Retirement Plans for the Self-Employed
When you are self-employed, you get a lot of perks that your regularly-employed friends can only dream of: You can make your own hours, set your own pay, work on the projects of your choosing, and so on. That you don’t have a jerk boss is icing on the cake.
But, to quote the Wizard of Oz, one thing they’ve got that we haven’t got is a retirement plan. Well, you might have one if you own your own business, but the fact is, most self-employed people do not. And that’s too bad because you can both save a lot of money and get ready for retirement by having one.
But, to quote the Wizard of Oz, one thing they’ve got that we haven’t got is a retirement plan.
Basically, self-employed entrepreneurs can divert pretax dollars into a few different types of retirement savings accounts to reduce their yearly taxable income, but they are not all created equal.
Here are your best bets
1. Keogh plans.

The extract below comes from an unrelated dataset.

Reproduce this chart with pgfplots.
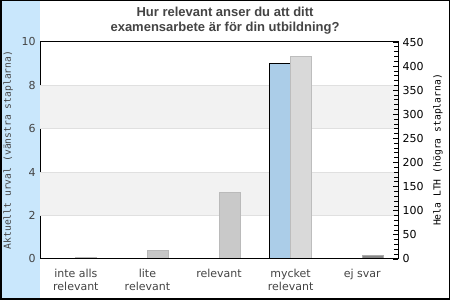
\documentclass[border=0pt]{standalone}
\usepackage{pgfplots}
\pgfplotsset{compat=1.18}
\usepackage{fontspec}
\setmainfont{DejaVu Sans}
\newfontfamily\titlefont{Liberation Sans}
\newfontfamily\monofont{DejaVu Sans Mono}
\definecolor{txt}{HTML}{444444}
\definecolor{bandblue}{HTML}{C9E7FC}
\definecolor{band}{HTML}{F2F2F2}
\definecolor{gridc}{HTML}{E0E0E0}
\definecolor{barblue}{HTML}{ABCDE8}
\begin{document}
\begin{tikzpicture}[x=1pt,y=1pt]
\fill[white] (0,0) rectangle (450,300);
\fill[bandblue] (1.5,1.5) rectangle (40,298.5);
\draw[black,line width=1.5pt] (0.75,0.75) rectangle (449.25,299.25);
\begin{axis}[
  at={(40pt,41pt)}, anchor=south west,
  scale only axis, width=358pt, height=217pt,
  xmin=-0.5, xmax=4.5, ymin=0, ymax=10,
  ytick={0,2,...,10}, ytick pos=left,
  major tick length=0pt,
  xtick={0,1,2,3,4},
  xticklabels={{inte alls\\relevant},{lite\\relevant},{relevant},{mycket\\relevant},{ej svar}},
  xticklabel style={align=center, font=\fontsize{11}{13}\selectfont, text=txt, yshift=-7pt},
  yticklabel style={font=\fontsize{11}{13}\selectfont, text=txt, xshift=-1pt},
  /pgf/number format/assume math mode=true,
  axis line style={black, line width=1pt},
  ybar, bar width=21pt,
]
\fill[band] (axis cs:-0.5,2) rectangle (axis cs:4.5,4);
\fill[band] (axis cs:-0.5,6) rectangle (axis cs:4.5,8);
\foreach \g in {2,4,6,8} {\edef\tmp{\noexpand\draw[gridc, line width=0.8pt] (axis cs:-0.5,\g) -- (axis cs:4.5,\g);}\tmp}
\addplot[bar shift=-10.5pt, fill=barblue, draw=black, line width=0.8pt] coordinates {(0,0) (1,0) (2,0) (3,9) (4,0)};
\end{axis}
\begin{axis}[
  at={(40pt,41pt)}, anchor=south west,
  scale only axis, width=358pt, height=217pt,
  xmin=-0.5, xmax=4.5, ymin=0, ymax=450,
  axis x line=none, axis y line*=right,
  ytick={0,50,...,450}, minor ytick={10,20,...,440},
  tick align=inside,
  major tick length=5pt, minor tick length=4pt,
  tick style={black, line width=0.8pt},
  axis line style={black, line width=1pt},
  yticklabel style={font=\fontsize{11}{13}\selectfont, text=black, xshift=1pt},
  /pgf/number format/assume math mode=true,
  ybar, bar width=21pt, bar shift=10.5pt,
]
\addplot[fill=black!22, draw=black!28, line width=0.8pt] coordinates {(0,3)};
\addplot[fill=black!22, draw=black!28, line width=0.8pt] coordinates {(1,18)};
\addplot[fill=black!21, draw=black!27, line width=0.8pt] coordinates {(2,138)};
\addplot[fill=black!15, draw=black!26, line width=0.8pt] coordinates {(3,420)};
\addplot[fill=black!47, draw=black!33, line width=0.8pt] coordinates {(4,7)};
\end{axis}
\draw[black, line width=1pt] (40,41) -- (398,41);
\node[anchor=base, text=txt, font=\titlefont\bfseries\fontsize{13}{15}\selectfont] at (225,283) {Hur relevant anser du att ditt};
\node[anchor=base, text=txt, font=\titlefont\bfseries\fontsize{13}{15}\selectfont] at (225,268.5) {examensarbete är för din utbildning?};
\node[rotate=90, text=txt, font=\monofont\fontsize{9.7}{12}\selectfont] at (8,150) {Aktuellt urval (vänstra staplarna)};
\node[rotate=90, text=black, font=\monofont\fontsize{9.7}{12}\selectfont] at (438,150) {Hela LTH (högra staplarna)};
\end{tikzpicture}
\end{document}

A Keogh retirement plan allows self-employed taxpayers to contribute significant sums every year to a tax-free account. Keoghs are fairly complicated to create, and the assistance of a financial advisor is required. However, there are several benefits to starting a Keogh retirement plan:
* Contributions are deducted from gross income.

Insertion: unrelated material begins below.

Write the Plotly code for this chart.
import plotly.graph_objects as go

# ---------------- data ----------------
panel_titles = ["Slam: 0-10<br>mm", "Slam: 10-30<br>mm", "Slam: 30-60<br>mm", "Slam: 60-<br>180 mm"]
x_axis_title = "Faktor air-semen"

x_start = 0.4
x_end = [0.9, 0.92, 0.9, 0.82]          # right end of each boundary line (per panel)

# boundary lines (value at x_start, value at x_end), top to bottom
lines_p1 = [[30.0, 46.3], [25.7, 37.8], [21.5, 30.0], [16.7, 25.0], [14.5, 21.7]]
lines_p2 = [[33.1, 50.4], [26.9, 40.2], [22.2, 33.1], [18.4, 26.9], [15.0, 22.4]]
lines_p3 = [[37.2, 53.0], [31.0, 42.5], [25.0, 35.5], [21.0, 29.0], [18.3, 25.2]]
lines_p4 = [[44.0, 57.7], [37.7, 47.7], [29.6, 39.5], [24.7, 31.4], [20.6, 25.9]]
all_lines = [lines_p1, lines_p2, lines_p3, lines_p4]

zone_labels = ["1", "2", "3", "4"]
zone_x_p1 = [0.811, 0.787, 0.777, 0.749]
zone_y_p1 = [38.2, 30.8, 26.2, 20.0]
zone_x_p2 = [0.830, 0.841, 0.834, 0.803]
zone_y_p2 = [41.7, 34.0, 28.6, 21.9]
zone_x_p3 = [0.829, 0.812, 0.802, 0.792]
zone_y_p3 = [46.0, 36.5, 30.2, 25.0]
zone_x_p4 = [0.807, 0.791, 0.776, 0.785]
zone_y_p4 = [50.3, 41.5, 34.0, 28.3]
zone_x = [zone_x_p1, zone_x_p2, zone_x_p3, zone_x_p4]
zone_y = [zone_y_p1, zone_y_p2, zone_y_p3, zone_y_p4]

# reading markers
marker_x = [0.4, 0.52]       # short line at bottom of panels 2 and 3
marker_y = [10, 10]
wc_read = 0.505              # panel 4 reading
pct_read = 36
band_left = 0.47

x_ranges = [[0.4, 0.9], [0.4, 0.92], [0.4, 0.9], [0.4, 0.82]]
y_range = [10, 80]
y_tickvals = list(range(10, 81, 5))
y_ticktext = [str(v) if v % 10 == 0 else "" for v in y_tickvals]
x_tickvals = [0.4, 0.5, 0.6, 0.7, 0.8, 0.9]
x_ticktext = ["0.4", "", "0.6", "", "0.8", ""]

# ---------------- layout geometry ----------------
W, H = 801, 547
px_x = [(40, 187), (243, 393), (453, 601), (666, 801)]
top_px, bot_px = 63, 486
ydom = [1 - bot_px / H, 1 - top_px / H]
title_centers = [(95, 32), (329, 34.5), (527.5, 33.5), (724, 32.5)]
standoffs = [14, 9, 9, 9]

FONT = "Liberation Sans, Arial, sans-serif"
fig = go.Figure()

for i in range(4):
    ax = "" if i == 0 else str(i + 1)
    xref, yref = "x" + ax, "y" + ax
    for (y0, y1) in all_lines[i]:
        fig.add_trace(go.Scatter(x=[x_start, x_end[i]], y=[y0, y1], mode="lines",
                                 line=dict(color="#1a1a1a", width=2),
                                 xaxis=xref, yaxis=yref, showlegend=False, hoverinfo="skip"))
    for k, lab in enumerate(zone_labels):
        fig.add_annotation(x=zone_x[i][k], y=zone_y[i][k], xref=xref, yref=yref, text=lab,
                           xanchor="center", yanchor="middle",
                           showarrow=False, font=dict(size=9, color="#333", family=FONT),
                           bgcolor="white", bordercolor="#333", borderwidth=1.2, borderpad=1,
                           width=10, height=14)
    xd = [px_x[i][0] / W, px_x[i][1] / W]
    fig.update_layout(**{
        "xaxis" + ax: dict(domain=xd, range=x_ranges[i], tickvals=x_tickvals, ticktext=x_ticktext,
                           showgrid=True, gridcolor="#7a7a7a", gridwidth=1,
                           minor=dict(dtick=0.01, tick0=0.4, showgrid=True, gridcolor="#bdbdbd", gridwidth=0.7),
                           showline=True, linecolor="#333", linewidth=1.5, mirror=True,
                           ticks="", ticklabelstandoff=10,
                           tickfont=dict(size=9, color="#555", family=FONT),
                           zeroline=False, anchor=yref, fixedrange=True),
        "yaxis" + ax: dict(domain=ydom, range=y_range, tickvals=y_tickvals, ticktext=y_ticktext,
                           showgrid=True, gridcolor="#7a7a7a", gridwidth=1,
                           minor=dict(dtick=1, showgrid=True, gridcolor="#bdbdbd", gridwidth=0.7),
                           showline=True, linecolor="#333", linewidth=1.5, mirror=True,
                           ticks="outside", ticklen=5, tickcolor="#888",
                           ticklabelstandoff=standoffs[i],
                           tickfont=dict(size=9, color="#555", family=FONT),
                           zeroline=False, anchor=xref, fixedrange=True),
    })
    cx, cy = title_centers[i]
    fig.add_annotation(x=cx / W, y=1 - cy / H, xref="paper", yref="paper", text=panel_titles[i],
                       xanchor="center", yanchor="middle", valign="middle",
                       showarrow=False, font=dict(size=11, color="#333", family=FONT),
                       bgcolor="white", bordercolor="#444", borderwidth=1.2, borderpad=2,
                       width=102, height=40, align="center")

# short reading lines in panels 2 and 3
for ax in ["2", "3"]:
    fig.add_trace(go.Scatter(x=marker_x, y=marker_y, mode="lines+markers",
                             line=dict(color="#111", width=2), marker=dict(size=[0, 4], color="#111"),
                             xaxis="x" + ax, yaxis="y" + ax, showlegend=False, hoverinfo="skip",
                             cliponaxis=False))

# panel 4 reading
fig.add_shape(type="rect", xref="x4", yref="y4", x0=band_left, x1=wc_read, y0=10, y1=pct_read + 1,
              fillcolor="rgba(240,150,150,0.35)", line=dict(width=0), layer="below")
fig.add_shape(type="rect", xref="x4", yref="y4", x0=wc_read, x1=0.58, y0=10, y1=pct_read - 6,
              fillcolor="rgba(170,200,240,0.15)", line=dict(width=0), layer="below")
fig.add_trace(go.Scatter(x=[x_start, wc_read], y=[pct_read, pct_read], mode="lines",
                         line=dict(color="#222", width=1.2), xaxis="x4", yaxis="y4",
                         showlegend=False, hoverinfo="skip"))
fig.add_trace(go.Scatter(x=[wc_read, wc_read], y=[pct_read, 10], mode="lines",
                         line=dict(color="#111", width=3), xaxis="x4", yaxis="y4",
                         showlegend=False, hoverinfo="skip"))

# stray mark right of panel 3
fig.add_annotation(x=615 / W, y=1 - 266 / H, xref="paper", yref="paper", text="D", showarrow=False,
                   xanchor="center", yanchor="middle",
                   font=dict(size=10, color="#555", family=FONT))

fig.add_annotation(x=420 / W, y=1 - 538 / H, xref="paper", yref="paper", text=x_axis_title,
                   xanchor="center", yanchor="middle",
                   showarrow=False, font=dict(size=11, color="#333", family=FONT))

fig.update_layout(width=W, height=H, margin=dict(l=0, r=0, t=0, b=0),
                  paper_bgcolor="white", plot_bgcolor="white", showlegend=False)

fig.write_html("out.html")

* Taxes are deferred until the money is withdrawn.
* Interest earned is also tax deferred until withdrawn.
* Contribution amounts are more liberal than those for IRAs.
2. Solo 401(k). This plan is great because of its high contribution limit. Like a Keogh, a solo 401(k) allows you to contribute tens of thousands into your retirement account, but with this type of account, the amount you can contribute rises as you get older.

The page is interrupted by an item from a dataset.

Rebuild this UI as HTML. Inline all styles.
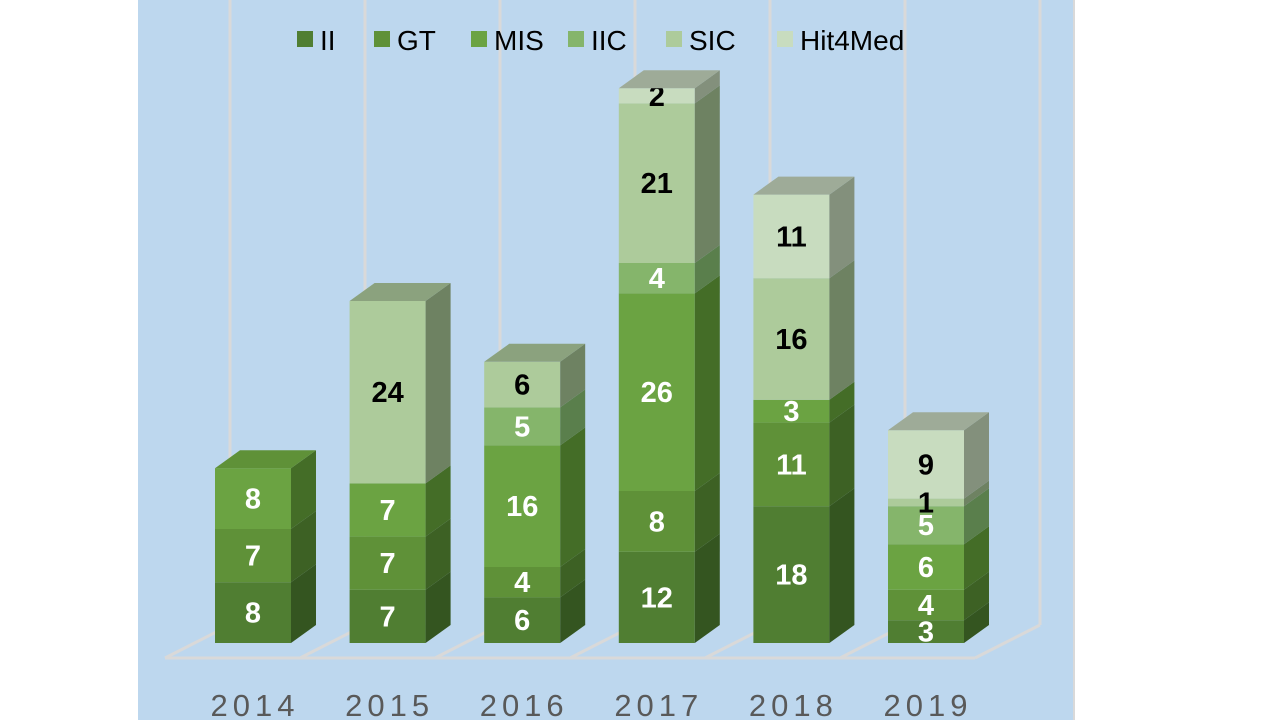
<!DOCTYPE html>
<html><head><meta charset="utf-8"><style>
html,body{margin:0;padding:0;background:#fff;width:1280px;height:720px;overflow:hidden}
svg{display:block;font-family:"Liberation Sans",sans-serif}
</style></head><body>
<svg id="chart" width="1280" height="720">
<rect x="138" y="0" width="936" height="720" fill="#bdd7ee"/>
<line x1="1074" y1="0" x2="1074" y2="720" stroke="#d9d9d9" stroke-width="2"/>
<g id="grid"></g><g id="bars"></g><g id="legend"></g><g id="xaxis"></g>
</svg>
<script>
const categories=["2014","2015","2016","2017","2018","2019"];
const seriesNames=["II","GT","MIS","IIC","SIC","Hit4Med"];
const seriesII=[8,7,6,12,18,3];
const seriesGT=[7,7,4,8,11,4];
const seriesMIS=[8,7,16,26,3,6];
const seriesIIC=[0,0,5,4,0,5];
const seriesSIC=[0,24,6,21,16,1];
const seriesHit4Med=[0,0,0,2,11,9];
const series=[seriesII,seriesGT,seriesMIS,seriesIIC,seriesSIC,seriesHit4Med];
const front=["#507e32","#5f9138","#6ba342","#85b56b","#adcb9b","#c8dcbf"];
const side=["#345520","#3d6124","#446d27","#5a7f4c","#6e8262","#83907c"];
const topc=["#4a742e","#537f31","#5f9138","#779f60","#8ba27e","#9eab98"];
const txtc=["#fff","#fff","#fff","#fff","#000","#000"];
const NS="http://www.w3.org/2000/svg";
const base=643,scale=7.6,bw=76,dx=25,dy=-18,x0=215,step=134.6;
const y=v=>base-v*scale;
const xb=i=>x0+i*step;
function mk(tag,attrs,parent){const e=document.createElementNS(NS,tag);for(const k in attrs)e.setAttribute(k,attrs[k]);parent.appendChild(e);return e;}
const grid=document.getElementById('grid');
for(let k=0;k<7;k++){
 const gx=230+k*135;
 const l=mk('line',{x1:gx,y1:0,x2:gx,y2:625,stroke:'#d9d9d9','stroke-width':3},grid);
 
 
 const d=mk('line',{x1:gx-65,y1:658,x2:gx,y2:625,stroke:'#d9d9d9','stroke-width':3},grid);
 
 
}
const fl=mk('line',{x1:165,y1:658,x2:975,y2:658,stroke:'#d9d9d9','stroke-width':3},grid);


const bars=document.getElementById('bars');
categories.forEach((c,i)=>{
 let cum=0;const x=xb(i);let last=-1;
 series.forEach((s,j)=>{
  const v=s[i];if(!v)return;
  const y1=y(cum),y2=y(cum+v);
  const g=mk('g',{},bars);
  
  
  mk('rect',{x:x,y:y2,width:bw,height:y1-y2,fill:front[j]},g);
  mk('polygon',{points:`${x+bw},${y1} ${x+bw+dx},${y1+dy} ${x+bw+dx},${y2+dy} ${x+bw},${y2}`,fill:side[j]},g);
  cum+=v;last=j;
 });
 let tcum=0;
 series.forEach((s,j)=>{
  const v=s[i];if(!v)return;
  const t=mk('text',{x:x+bw/2,y:y(tcum+v/2)+10,'text-anchor':'middle','font-size':29,'font-weight':'bold',fill:txtc[j]},bars);
  t.textContent=v;
  
  
  tcum+=v;
 });
 const yt=y(cum);
 const tp=mk('polygon',{points:`${x},${yt} ${x+dx},${yt+dy} ${x+bw+dx},${yt+dy} ${x+bw},${yt}`,fill:topc[last]},bars);
 
 
 const xl=mk('text',{x:x+bw/2+2,y:716,'text-anchor':'middle','font-size':31,fill:'#595959','letter-spacing':5},document.getElementById('xaxis'));
 xl.textContent=c;
 
 
});
const legend=document.getElementById('legend');
const lx=[297,374,471,568,666,777];
seriesNames.forEach((n,j)=>{
 const g=mk('g',{},legend);
 
 
 mk('rect',{x:lx[j],y:31,width:16,height:16,fill:front[j]},g);
 const t=mk('text',{x:lx[j]+23,y:50,'font-size':28,fill:'#000'},g);
 t.textContent=n;
});
</script>
</body></html>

2. SEP IRAs. A simplified employee pension individual retirement account, or SEP IRA, is a plan that allows you to contribute and deduct up to 20 percent of your income into a tax-deferred retirement account. SEPs are indeed simple: They can be created in a few minutes at a bank or brokerage house with no professional help, and no annual government reports are required. They beat regular IRAs because they allow for larger contributions.
There is one more important thing to understand about your retirement plan: If you do set up a Keogh, solo 401(k), or SEP, you have to offer it to any employees you have as well. This means you will likely need to make contributions beyond your own. Therefore, you should consult with an employee benefits professional before setting up any sort of retirement plan for you and your employees.
And the one plan you may not want
You may be tempted to set up a Roth IRA as well. Although a Roth IRA is a good choice for retirement purposes, it does little good for your business, as contributions are not tax deductible.